#### What this task involves:
Write out the data below in full, unchanged, minus the images.

#### Information shown:

- - - - -

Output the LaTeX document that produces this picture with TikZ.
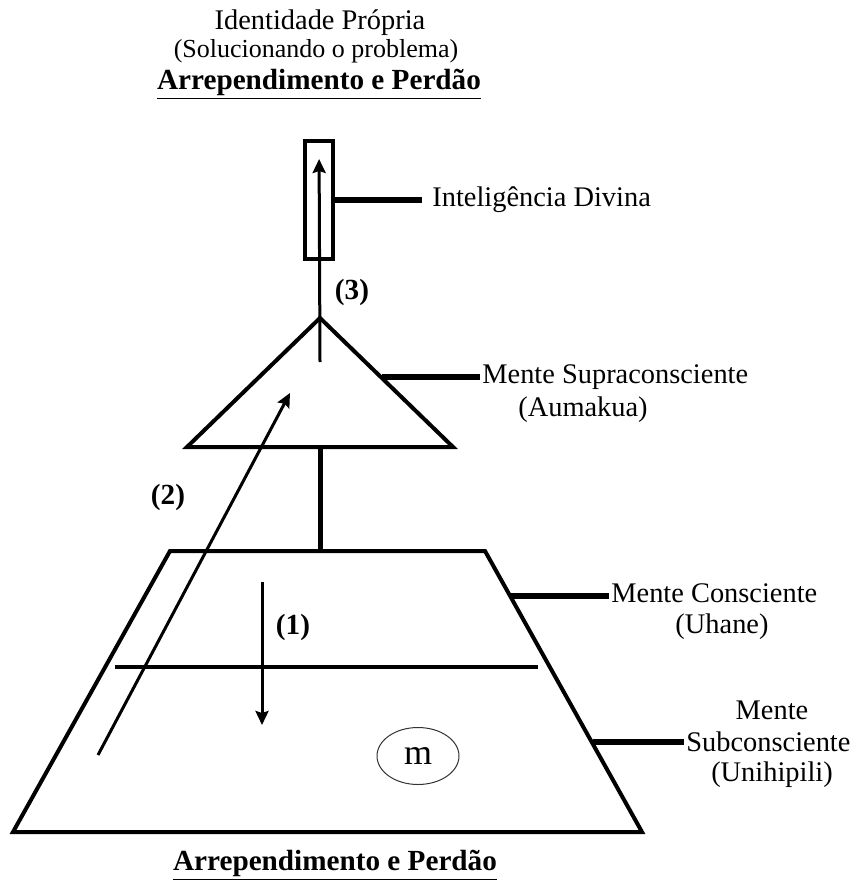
\documentclass[tikz,border=0pt]{standalone}
\usepackage{fontspec}
\setmainfont{Liberation Serif}
\usetikzlibrary{positioning,arrows.meta,shapes.geometric}

\begin{document}
\begin{tikzpicture}[x=0.5pt,y=-0.5pt,
    outline/.style={line width=2pt,line join=miter},
    lead/.style={line width=3pt},
    flow/.style={line width=1.5pt,-{Stealth[length=7pt,width=6.5pt,inset=1pt]}},
    lbl/.style={font=\fontsize{14.2}{15.5}\selectfont,inner sep=0pt},
    num/.style={font=\fontsize{14.6}{16}\selectfont\bfseries,inner sep=0pt}]
  \useasboundingbox (0,0) rectangle (859,882);

  % titulo
  \node[lbl] (ident) at (320,23) {Identidade Própria};
  \node[lbl,font=\fontsize{13}{15}\selectfont] (sol) at (316,51) {(Solucionando o problema)};
  \node[num] (topa) at (319,84) {\underline{Arrependimento e Perdão}};

  % caixa, triangulo e trapezio
  \node[draw,line width=2pt,minimum width=14pt,minimum height=59pt] (divbox) at (319,200) {};
  \coordinate (apex) at (320,318);
  \coordinate (tl) at (187,447);
  \coordinate (tr) at (453,447);
  \draw[outline] (apex) -- (tr) -- (tl) -- cycle;

  \coordinate (ptl) at (170,551);
  \coordinate (ptr) at (485,551);
  \coordinate (pbr) at (642,832);
  \coordinate (pbl) at (13,832);
  \draw[outline] (ptl) -- (ptr) -- (pbr) -- (pbl) -- cycle;
  \coordinate (dl) at (115,667);
  \coordinate (dr) at (538,667);
  \draw[outline] (dl) -- (dr);

  \coordinate (tbase) at (320,447);
  \coordinate (ptop) at (320,551);
  \draw[line width=2.5pt] (tbase) -- (ptop);

  \node[draw=black!80,ellipse,line width=0.5pt,minimum width=41pt,minimum height=28.5pt,
    inner sep=0pt,font=\fontsize{18}{20}\selectfont] (m) at (418,756) {m};

  % rotulos
  \node[lbl,anchor=west] (divina) at (432,200) {Inteligência Divina};
  \node[lbl,anchor=west] (supra) at (482,377) {Mente Supraconsciente};
  \node[lbl] (aumakua) at (583,410) {(Aumakua)};
  \node[lbl,anchor=west] (consc) at (611,593) {Mente Consciente};
  \node[lbl] (uhane) at (722,627) {(Uhane)};
  \node[lbl] (mente) at (772,710) {Mente};
  \node[lbl,anchor=west] (subc) at (686,742) {Subconsciente};
  \node[lbl] (unihi) at (772,775) {(Unihipili)};
  \node[num] (bota) at (335,865) {\underline{Arrependimento e Perdão}};

  \coordinate (tside) at (382,377);
  \coordinate (cside) at (510,596);
  \coordinate (sside) at (593,742);
  \draw[lead,shorten >=5pt] (divbox.east) -- (divina.west);
  \draw[lead,shorten >=1pt] (tside) -- (supra.west);
  \draw[lead,shorten >=1pt] (cside) -- (consc.west |- cside);
  \draw[lead,shorten >=1pt] (sside) -- (subc.west);

  % setas
  \node[num] (n1) at (293,627) {(1)};
  \node[num] (n2) at (168,497) {(2)};
  \node[num] (n3) at (352,292) {(3)};
  \coordinate (s1) at (262,582);
  \coordinate (e1) at (262,725);
  \coordinate (s2) at (98,755);
  \coordinate (e2) at (290,393);
  \coordinate (s3) at (320,362);

  \path[flow]
    (s1) edge (e1)
    (s2) edge (e2)
    (s3) edge[shorten >=10pt] (divbox.north);
\end{tikzpicture}
\end{document}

- - - - -

#### Answer to the problem:
Output the LaTeX document that produces this picture with TikZ.
\documentclass[tikz,border=0pt]{standalone}
\usepackage{fontspec}
\setmainfont{Liberation Serif}
\usetikzlibrary{positioning,arrows.meta,shapes.geometric}

\begin{document}
\begin{tikzpicture}[x=0.5pt,y=-0.5pt,
    outline/.style={line width=2pt,line join=miter},
    lead/.style={line width=3pt},
    flow/.style={line width=1.5pt,-{Stealth[length=7pt,width=6.5pt,inset=1pt]}},
    lbl/.style={font=\fontsize{14.2}{15.5}\selectfont,inner sep=0pt},
    num/.style={font=\fontsize{14.6}{16}\selectfont\bfseries,inner sep=0pt}]
  \useasboundingbox (0,0) rectangle (859,882);

  % titulo
  \node[lbl] (ident) at (320,23) {Identidade Própria};
  \node[lbl,font=\fontsize{13}{15}\selectfont] (sol) at (316,51) {(Solucionando o problema)};
  \node[num] (topa) at (319,84) {\underline{Arrependimento e Perdão}};

  % caixa, triangulo e trapezio
  \node[draw,line width=2pt,minimum width=14pt,minimum height=59pt] (divbox) at (319,200) {};
  \coordinate (apex) at (320,318);
  \coordinate (tl) at (187,447);
  \coordinate (tr) at (453,447);
  \draw[outline] (apex) -- (tr) -- (tl) -- cycle;

  \coordinate (ptl) at (170,551);
  \coordinate (ptr) at (485,551);
  \coordinate (pbr) at (642,832);
  \coordinate (pbl) at (13,832);
  \draw[outline] (ptl) -- (ptr) -- (pbr) -- (pbl) -- cycle;
  \coordinate (dl) at (115,667);
  \coordinate (dr) at (538,667);
  \draw[outline] (dl) -- (dr);

  \coordinate (tbase) at (320,447);
  \coordinate (ptop) at (320,551);
  \draw[line width=2.5pt] (tbase) -- (ptop);

  \node[draw=black!80,ellipse,line width=0.5pt,minimum width=41pt,minimum height=28.5pt,
    inner sep=0pt,font=\fontsize{18}{20}\selectfont] (m) at (418,756) {m};

  % rotulos
  \node[lbl,anchor=west] (divina) at (432,200) {Inteligência Divina};
  \node[lbl,anchor=west] (supra) at (482,377) {Mente Supraconsciente};
  \node[lbl] (aumakua) at (583,410) {(Aumakua)};
  \node[lbl,anchor=west] (consc) at (611,593) {Mente Consciente};
  \node[lbl] (uhane) at (722,627) {(Uhane)};
  \node[lbl] (mente) at (772,710) {Mente};
  \node[lbl,anchor=west] (subc) at (686,742) {Subconsciente};
  \node[lbl] (unihi) at (772,775) {(Unihipili)};
  \node[num] (bota) at (335,865) {\underline{Arrependimento e Perdão}};

  \coordinate (tside) at (382,377);
  \coordinate (cside) at (510,596);
  \coordinate (sside) at (593,742);
  \draw[lead,shorten >=5pt] (divbox.east) -- (divina.west);
  \draw[lead,shorten >=1pt] (tside) -- (supra.west);
  \draw[lead,shorten >=1pt] (cside) -- (consc.west |- cside);
  \draw[lead,shorten >=1pt] (sside) -- (subc.west);

  % setas
  \node[num] (n1) at (293,627) {(1)};
  \node[num] (n2) at (168,497) {(2)};
  \node[num] (n3) at (352,292) {(3)};
  \coordinate (s1) at (262,582);
  \coordinate (e1) at (262,725);
  \coordinate (s2) at (98,755);
  \coordinate (e2) at (290,393);
  \coordinate (s3) at (320,362);

  \path[flow]
    (s1) edge (e1)
    (s2) edge (e2)
    (s3) edge[shorten >=10pt] (divbox.north);
\end{tikzpicture}
\end{document}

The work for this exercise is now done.